--- begin Information supplied ---
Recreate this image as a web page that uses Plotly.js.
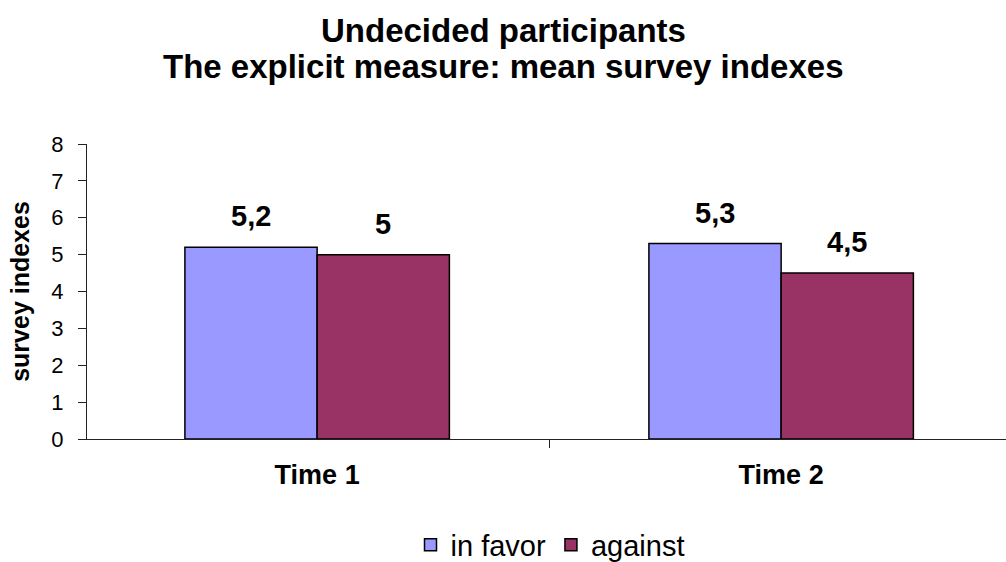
--- end Information supplied ---
--- begin Information supplied ---
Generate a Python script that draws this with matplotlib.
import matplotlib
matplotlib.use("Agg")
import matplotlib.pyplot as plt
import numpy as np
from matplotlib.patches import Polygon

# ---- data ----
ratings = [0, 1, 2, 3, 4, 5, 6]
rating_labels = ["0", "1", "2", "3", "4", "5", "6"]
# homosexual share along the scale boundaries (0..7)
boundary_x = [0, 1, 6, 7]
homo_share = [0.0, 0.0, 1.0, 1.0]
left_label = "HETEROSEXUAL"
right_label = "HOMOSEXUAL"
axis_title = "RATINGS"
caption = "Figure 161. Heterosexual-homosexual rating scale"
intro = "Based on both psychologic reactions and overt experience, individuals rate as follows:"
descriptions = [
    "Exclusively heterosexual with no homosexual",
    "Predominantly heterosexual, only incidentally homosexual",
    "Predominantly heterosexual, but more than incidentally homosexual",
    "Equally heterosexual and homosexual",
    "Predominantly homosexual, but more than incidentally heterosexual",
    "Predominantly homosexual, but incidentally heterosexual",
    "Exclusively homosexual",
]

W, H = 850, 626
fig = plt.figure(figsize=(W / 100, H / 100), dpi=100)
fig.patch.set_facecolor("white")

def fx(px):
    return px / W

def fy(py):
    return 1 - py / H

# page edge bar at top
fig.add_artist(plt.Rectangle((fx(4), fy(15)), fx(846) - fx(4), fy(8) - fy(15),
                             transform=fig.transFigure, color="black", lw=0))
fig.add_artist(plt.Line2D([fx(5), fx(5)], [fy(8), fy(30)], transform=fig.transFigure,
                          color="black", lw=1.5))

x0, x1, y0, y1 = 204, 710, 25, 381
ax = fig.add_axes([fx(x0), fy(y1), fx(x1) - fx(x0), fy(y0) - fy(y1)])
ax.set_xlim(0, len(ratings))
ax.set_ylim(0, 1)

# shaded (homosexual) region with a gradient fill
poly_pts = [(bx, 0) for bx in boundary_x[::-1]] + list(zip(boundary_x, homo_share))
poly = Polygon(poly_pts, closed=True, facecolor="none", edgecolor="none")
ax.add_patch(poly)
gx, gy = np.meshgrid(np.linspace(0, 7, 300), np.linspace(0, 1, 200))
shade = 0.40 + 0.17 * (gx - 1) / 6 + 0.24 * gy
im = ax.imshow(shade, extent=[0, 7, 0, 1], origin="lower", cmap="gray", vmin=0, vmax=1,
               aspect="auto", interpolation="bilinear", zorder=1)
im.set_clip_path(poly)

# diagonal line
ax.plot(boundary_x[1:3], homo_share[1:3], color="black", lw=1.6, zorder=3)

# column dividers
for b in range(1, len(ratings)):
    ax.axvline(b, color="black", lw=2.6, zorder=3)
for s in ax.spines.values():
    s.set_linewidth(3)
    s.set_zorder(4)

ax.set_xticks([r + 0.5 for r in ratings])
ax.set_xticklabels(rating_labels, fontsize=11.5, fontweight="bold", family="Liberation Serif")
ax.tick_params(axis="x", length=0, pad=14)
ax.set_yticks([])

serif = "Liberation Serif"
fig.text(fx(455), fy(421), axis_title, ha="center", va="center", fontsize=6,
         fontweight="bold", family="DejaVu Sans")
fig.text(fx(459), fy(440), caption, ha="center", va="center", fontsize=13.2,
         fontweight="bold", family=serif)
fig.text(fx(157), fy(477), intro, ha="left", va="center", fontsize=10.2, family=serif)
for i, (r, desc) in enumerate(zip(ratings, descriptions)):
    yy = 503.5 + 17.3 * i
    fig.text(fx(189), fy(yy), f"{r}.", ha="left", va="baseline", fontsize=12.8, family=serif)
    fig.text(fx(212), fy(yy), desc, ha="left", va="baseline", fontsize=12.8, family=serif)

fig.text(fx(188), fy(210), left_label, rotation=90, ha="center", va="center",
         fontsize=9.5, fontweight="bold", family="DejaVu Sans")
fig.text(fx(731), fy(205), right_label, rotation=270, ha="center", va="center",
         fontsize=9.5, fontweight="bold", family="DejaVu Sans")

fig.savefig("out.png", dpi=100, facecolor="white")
--- end Information supplied ---
_Written instruction_: The lines to be given again exactly are those from the one containing "Generate a Python" up to and including the one containing "from matplotlib.patches import Polygon".

_Solution to this task_:
Generate a Python script that draws this with matplotlib.
import matplotlib
matplotlib.use("Agg")
import matplotlib.pyplot as plt
import numpy as np
from matplotlib.patches import Polygon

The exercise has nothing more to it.